Чтение онлайн

на главную - закладки

Жанры

Шрифт:

Материальное, внешнее считалось низким и недостойным, Мария Александровна хотела внушить презрение к нему. Это было тем легче, что семья была богатая и недостатка ни в чем не ощущалось. «Деньги – грязь» – это материнское отношение Марина унаследовала. Как и ее самоё в детстве, мать строго-ненарядно одевала и причесывала своих дочерей. Их приучали не хотеть вкусного, сладкого. Это не значит, что к столу не давали фруктов или пирожных. Иногда мать водила их в кондитерскую и угощала чаем или горячим шоколадом с пирожными. Но дома конфеты были под замком, а просить – им не запрещали, нет; дети сами никогда не просили, зная с младенчества, с каким презрением и негодованием посмотрит мать в ответ на такую просьбу. Просить вообще считалось недостойным – это они восприняли как безусловное правило жизни. Кажется, легче было взять тайком, чем попросить. Мария Александровна стремилась искоренить в детях проявления жадности, зависти, ложь – всегда ли ей это удавалось? Но материнские правила жизни оставили глубокий след в душе Марины. «Это был дом молчаливых запретов и заветов», – вспоминала она. Но тем жарче и молчаливее жаждали дети запретного.

Детство катилось стремительно и оставило по себе ощущение счастья. Зимой – Москва. Родной дом, где знаешь каждый

закоулочек и различаешь скрип каждой двери и любой ступеньки, ведущей на «детский» верх. И все же он полон таинственности, он меняется в разное время суток, в нем можно мечтать и делать открытия без конца.
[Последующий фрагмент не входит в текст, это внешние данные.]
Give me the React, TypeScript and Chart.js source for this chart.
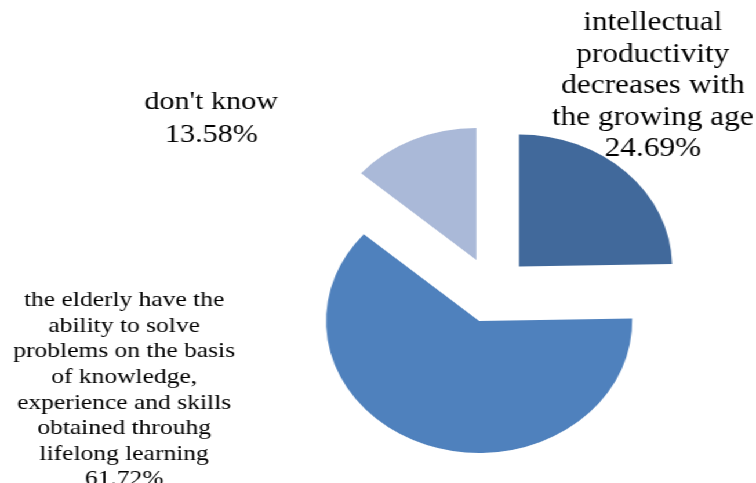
import React, { useEffect, useRef } from "react";
import { Chart, registerables } from "chart.js";

Chart.register(...registerables);

const categories = [
  "intellectual productivity decreases with the growing age",
  "the elderly have the ability to solve problems on the basis of knowledge, experience and skills obtained throuhg lifelong learning",
  "don't know",
];
const values = [24.69, 61.72, 13.58];
const labelLines = [
  ["intellectual", "productivity", "decreases with", "the growing age", "24.69%"],
  [
    "the elderly have the",
    "ability to solve",
    "problems on the basis",
    "of knowledge,",
    "experience and skills",
    "obtained throuhg",
    "lifelong learning",
    "61.72%",
  ],
  ["don't know", "13.58%"],
];
const colors = ["#41699B", "#4F81BD", "#AAB9D8"];

// label layout (relative to the outer edge of each exploded slice at its mid angle)
const labelNudge = [
  { dx: 23, dy: -86, size: 27, lh: 31.5 },
  { dx: -261, dy: -55, size: 22, lh: 25.6 },
  { dx: -174, dy: -21, size: 26, lh: 33 },
];

const W = 652;
const H = 483;
const SX = 756 / W;
const EXPLODE = 33; // explode distance in px

// draws every arc exploded by the same distance without growing its radius
const explodePlugin = {
  id: "explode",
  beforeDatasetsDraw(chart: any) {
    const ctx = chart.ctx;
    const meta = chart.getDatasetMeta(0);
    meta.data.forEach((arc: any) => {
      const p = arc.getProps(["startAngle", "endAngle"], true);
      const mid = (p.startAngle + p.endAngle) / 2;
      ctx.save();
      ctx.translate(Math.cos(mid) * EXPLODE, Math.sin(mid) * EXPLODE);
      arc.draw(ctx);
      ctx.restore();
    });
    return false;
  },
  afterDraw(chart: any) {
    const ctx = chart.ctx;
    const meta = chart.getDatasetMeta(0);
    meta.data.forEach((arc: any, i: number) => {
      const p = arc.getProps(["x", "y", "startAngle", "endAngle", "outerRadius"], true);
      const mid = (p.startAngle + p.endAngle) / 2;
      const r = p.outerRadius + EXPLODE;
      const ax = p.x + Math.cos(mid) * r;
      const ay = p.y + Math.sin(mid) * r;
      const n = labelNudge[i];
      const lines = labelLines[i];
      const cx = ax + n.dx;
      const cy = ay + n.dy;
      ctx.save();
      ctx.fillStyle = "#000000";
      ctx.font = `${n.size}px "Liberation Serif", "Times New Roman", serif`;
      ctx.textAlign = "center";
      ctx.textBaseline = "middle";
      const top = cy - ((lines.length - 1) * n.lh) / 2;
      lines.forEach((t, k) => ctx.fillText(t, cx, top + k * n.lh));
      ctx.restore();
    });
  },
};

export default function App() {
  const ref = useRef<HTMLCanvasElement | null>(null);
  useEffect(() => {
    if (!ref.current) return;
    const chart = new Chart(ref.current, {
      type: "pie",
      data: {
        labels: categories,
        datasets: [
          {
            data: values,
            backgroundColor: colors,
            borderWidth: 0,
            offset: 0,
            hoverOffset: 0,
          } as any,
        ],
      },
      options: {
        responsive: false,
        animation: false,
        devicePixelRatio: 1,
        radius: 132,
        layout: { padding: { left: 200, right: 3, top: 97, bottom: 0 } },
        plugins: {
          legend: { display: false },
          tooltip: { enabled: false },
        },
      } as any,
      plugins: [explodePlugin],
    });
    return () => chart.destroy();
  }, []);
  return (
    <div
      style={{
        position: "absolute",
        left: 0,
        top: 0,
        width: W,
        height: H,
        transform: `scaleX(${SX})`,
        transformOrigin: "0 0",
        background: "#ffffff",
      }}
    >
      <canvas ref={ref} width={W} height={H} style={{ display: "block" }} />
    </div>
  );
}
Знакомые ежедневные прогулки: на Тверской бульвар к памятнику Пушкину или на Патриаршие пруды, – Марина предпочитает Тверской, потому что, еще не зная о поэте, она уже любит памятник Пушкину. Иногда поездки с матерью в магазины, покупка книжек, картинок, тетрадей для рисования, красок, карандашей... Изредка – театры. Сквозь окна – крики разносчиков, точильщиков, старьевщиков. Ни с чем не сравнимые, хватающие за сердце звуки шарманки... Жар и треск печей. И – праздники. Особенно Рождество, с ожиданием подарков, с елкой, которую до срока прячут от детей, а потом она является – ярко наряженная, с зажженными свечами, со сладостями – каждый раз как будто неожиданно... Уют и тепло родного дома – такого у Цветаевой больше не было.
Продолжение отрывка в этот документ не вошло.